Unsold wasted goods. Huge amounts of unsold goods are wasted, simply thrown away in the U.S. and other developed countries. The most flagrant, and maddening, example of this is waste of edible food. A 2012 estimate in the Washington Post placed the amount of edible food wasted in the U.S. at 40% of the total, or $165 billion worth annually. The USDA reports that 30% to 40% of edible food is wasted in this country.

Planned obsolescence is difficult to quantify, but very real. Going beyond such things as Apple cultists standing in line overnight to buy the newest must-have versions of their gadgets, you have such things as auto manufacturers deliberately making their vehicles very difficult for shade-tree mechanics to work on, and thus uneconomical to keep running over the long haul.

Parasitic jobs comprise a higher percentage of the total than most people realize. We can define them as “jobs” that do nothing to produce goods or services that meet human needs. Lawyers provide one example. There are 1.3 million lawyers in this country, and the average pay for lawyers is over $114 thousand a year. Then there are stock traders, stock brokers, and hedge fund managers who produce nothing, yet receive vast amounts of money, in some cases over a billion dollars a year. In contrast, those doing the dirtiest, most necessary work–farm workers, sanitation, healthcare workers–are among the lowest paid. Under capitalism, parasites make the most money, and those doing the most necessary work make the least.

Systemic unemployment. The current unemployment rate is 5.3%, but that 5.3% refers only to those currently working or actively seeking work, and doesn’t include those working part time who want full-time work but can’t find it, nor “discouraged workers” who want to work but have given up on finding it. Estimates place the real unemployment rate between 10.7% and 14.2%, and the percentage of the working-age population without a job (voluntarily or involuntarily)  is far higher than that. Participation in the labor force is currently only 62.6% of working age adults.

This represents a huge waste of potentially useful labor. It means the nation is producing far less than it could; it means those of us doing useful work are carrying a disproportionate share of the work load; and it means that the huge “reserve army of the unemployed” holds down wages, which benefits only corporations and the wealthy–not those of us doing useful work.


Taking everything into account, how much work would be required to maintain the average standard of living if all of the above problems were addressed? If wages per hour worked had merely kept pace with productivity increases over the last four decades, workers would make as much in 22 hours today as they did for working 40 hours in 1972/1973 (the high point of real wages). Instead, real wages have not only not kept up with productivity, they’ve dropped by approximately 10% since 1972/1973.

Low and middle income workers pay considerably higher taxes as a percentage of income than upper income individuals.
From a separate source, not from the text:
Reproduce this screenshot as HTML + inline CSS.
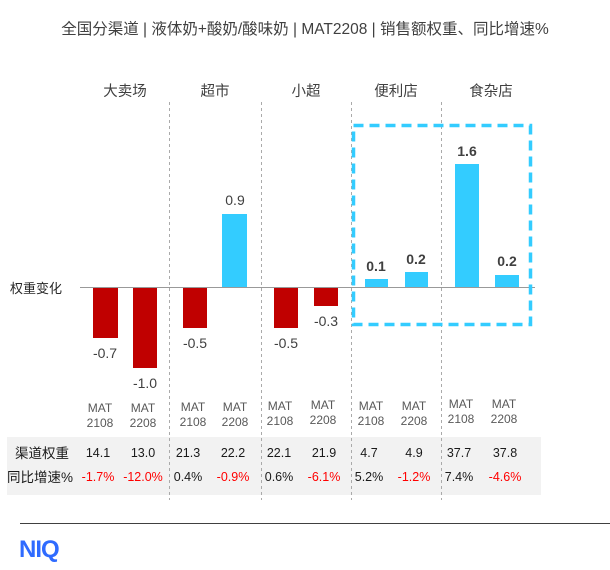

Unearned income (basically capital gains) is taxed at about half the rate of earned (through work) income.  Taxation is a very complex subject with many variables, but it’s fair to say that if tax rates for the rich and poor were merely equal–not even tilted against the rich–low and middle income people would save roughly 10% more of their gross income. That translates to nearly seven hours per week of work. (This is a somewhat fuzzy part of the equation, so we’ll ignore it in the estimate below.)

Then eliminate grossly wasteful military spending (above that of the next-highest military spender), the utter waste of the war on drugs and mass incarceration, and government tax subsidies and direct subsidies to corporations, and you end up with per capita savings of well over $5,000 annually. Since the average worker’s income is roughly $32,000, this equates to about six hours per week. (This is the fuzziest part of the equation, so even though it’s very real, we’ll ignore it in the following estimate.)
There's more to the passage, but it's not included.